Six months out of UCLA, Mathew Serratto accepted a job as attorney in Merced and has spent the past nine years of his life working here. Going into public service wasn’t always in the cards. “The DA’s office is the front line in a lot of things like crime and homelessness, drug addiction, mental health, poverty, you see up firsthand.” Seeing all this, he knew he could make a difference, and set out to do so. Serratto wants to be in the city council in order to change its legislative policy. Specifically, he wants to represent District 5, the place he has called home for years.
Serratto is an advocate for the VIPER program, which will be funded by a three year grant worth four and a half million dollars. The program is broken into two parts. The first focuses on predictive policing. Two analysts will be hired to shift through data looking for crime patterns. Serratto believes, “75-80 of people in gangs are hanger-ons, they’re not the ones driving around looking for people to shoot all the time. After that distinction is made [whether a gang member is a perpetrator or not], two to four counselors will be talking to the people just ‘hanging around’, try and get them on the right track.” That is the second part of the VIPER program.
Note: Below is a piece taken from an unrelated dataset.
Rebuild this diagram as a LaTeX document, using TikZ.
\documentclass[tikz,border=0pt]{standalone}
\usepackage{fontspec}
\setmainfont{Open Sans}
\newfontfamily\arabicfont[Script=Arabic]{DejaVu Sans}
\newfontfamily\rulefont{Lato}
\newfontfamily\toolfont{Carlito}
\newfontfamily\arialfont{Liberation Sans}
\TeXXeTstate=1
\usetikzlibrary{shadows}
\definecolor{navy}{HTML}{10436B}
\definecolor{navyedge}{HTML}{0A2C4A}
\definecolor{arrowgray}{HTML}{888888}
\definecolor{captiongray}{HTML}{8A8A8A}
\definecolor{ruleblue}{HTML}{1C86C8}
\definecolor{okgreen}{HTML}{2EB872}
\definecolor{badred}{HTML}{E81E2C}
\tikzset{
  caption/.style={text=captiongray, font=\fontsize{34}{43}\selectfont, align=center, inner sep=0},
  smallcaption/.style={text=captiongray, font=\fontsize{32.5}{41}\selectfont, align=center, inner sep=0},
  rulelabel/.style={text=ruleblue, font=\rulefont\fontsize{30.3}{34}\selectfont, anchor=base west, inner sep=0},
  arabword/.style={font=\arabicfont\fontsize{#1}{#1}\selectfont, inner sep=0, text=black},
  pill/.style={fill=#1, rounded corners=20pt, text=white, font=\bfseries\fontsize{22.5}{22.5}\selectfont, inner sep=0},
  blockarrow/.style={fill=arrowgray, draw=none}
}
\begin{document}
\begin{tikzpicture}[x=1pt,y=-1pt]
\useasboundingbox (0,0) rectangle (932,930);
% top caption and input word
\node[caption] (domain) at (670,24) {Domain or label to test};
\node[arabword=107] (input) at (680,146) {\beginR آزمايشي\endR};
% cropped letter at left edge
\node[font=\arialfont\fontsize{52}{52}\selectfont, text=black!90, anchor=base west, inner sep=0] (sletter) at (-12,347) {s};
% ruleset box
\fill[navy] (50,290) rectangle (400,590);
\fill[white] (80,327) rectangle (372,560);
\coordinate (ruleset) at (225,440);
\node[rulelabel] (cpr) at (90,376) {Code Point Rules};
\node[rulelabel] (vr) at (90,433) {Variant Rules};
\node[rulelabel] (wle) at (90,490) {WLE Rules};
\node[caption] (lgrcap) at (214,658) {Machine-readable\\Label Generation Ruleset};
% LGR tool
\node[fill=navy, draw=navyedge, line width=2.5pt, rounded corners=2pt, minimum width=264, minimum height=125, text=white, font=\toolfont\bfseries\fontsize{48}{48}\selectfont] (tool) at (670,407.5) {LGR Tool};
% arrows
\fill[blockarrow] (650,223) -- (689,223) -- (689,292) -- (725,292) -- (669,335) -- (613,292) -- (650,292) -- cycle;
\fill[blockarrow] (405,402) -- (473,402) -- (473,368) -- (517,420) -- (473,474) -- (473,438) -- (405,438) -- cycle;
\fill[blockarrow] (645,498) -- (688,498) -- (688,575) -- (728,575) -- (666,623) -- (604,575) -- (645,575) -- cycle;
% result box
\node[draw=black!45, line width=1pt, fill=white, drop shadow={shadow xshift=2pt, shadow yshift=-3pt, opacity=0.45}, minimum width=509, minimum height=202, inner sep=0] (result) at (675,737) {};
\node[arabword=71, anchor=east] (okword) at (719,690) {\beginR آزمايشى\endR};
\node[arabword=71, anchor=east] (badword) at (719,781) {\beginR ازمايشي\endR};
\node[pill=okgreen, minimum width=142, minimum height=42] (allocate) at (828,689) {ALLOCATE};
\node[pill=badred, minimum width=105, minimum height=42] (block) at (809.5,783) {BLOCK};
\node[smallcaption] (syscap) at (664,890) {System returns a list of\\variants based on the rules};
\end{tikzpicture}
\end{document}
Photo Credit: Merced Sun Star
Along with the VIPER program, “I’d love to see police reestablish themselves. How it will happen exactly depends on the resources available…our district used to have, before the financial crisis, a police station just north to us.” More than anything, if elected he wants to leave behind improvements in public safety, as well as to try and preserve the neighborhood. “In many ways, District 5 is the heart of Merced.” District 5 contains the Merced Mall, Walmart, Best Buy, and many other big retail stores, making it a crucial part of the city and its growth.
There are growing problems within Merced, and in District 5, Serratto would like to address them. Homeless have taken over parks, and a few people feel the homeless commit most of the petty crime. Most of the folks are pretty harmless, but there are cases. “If we give them help, get a roof under their head, it’ll be good for everyone.” It will cost the taxpayers money, but they can help save or change another’s life. Another problem would be the empty buildings in Merced’s downtown. By promoting smart growth, the city can renovate and use old buildings before building new ones. This is referred to as infill development, and will save the city money.
A big problem for the city of Merced is the distance between it and UC Merced. Due to transportation issues and the physical location of the campus, UC Merced is largely isolated. Serratto wants the city to grow with the UC, much like the city of Davis grew around UC Davis. An innovation fund to invest in small businesses and a focus on UC Merced will help the city itself, and District 5, a hub for students, grow.
In terms of his personal campaigns, he has an army of volunteers behind him that have helped him raise around fifteen thousand dollars. Aside from that, Matt Serratto has gone door to door within his district introducing himself and letting his constituents know he is there for them. When asked about his opponent, Serratto answered, “I don’t know much about him, I’m doing my own thing for the most part and focusing on getting my message to the voters.” Matt has been endorsed by many people and organizations, foremost among them the Merced Democratic party and Merced Police Officer’s Association.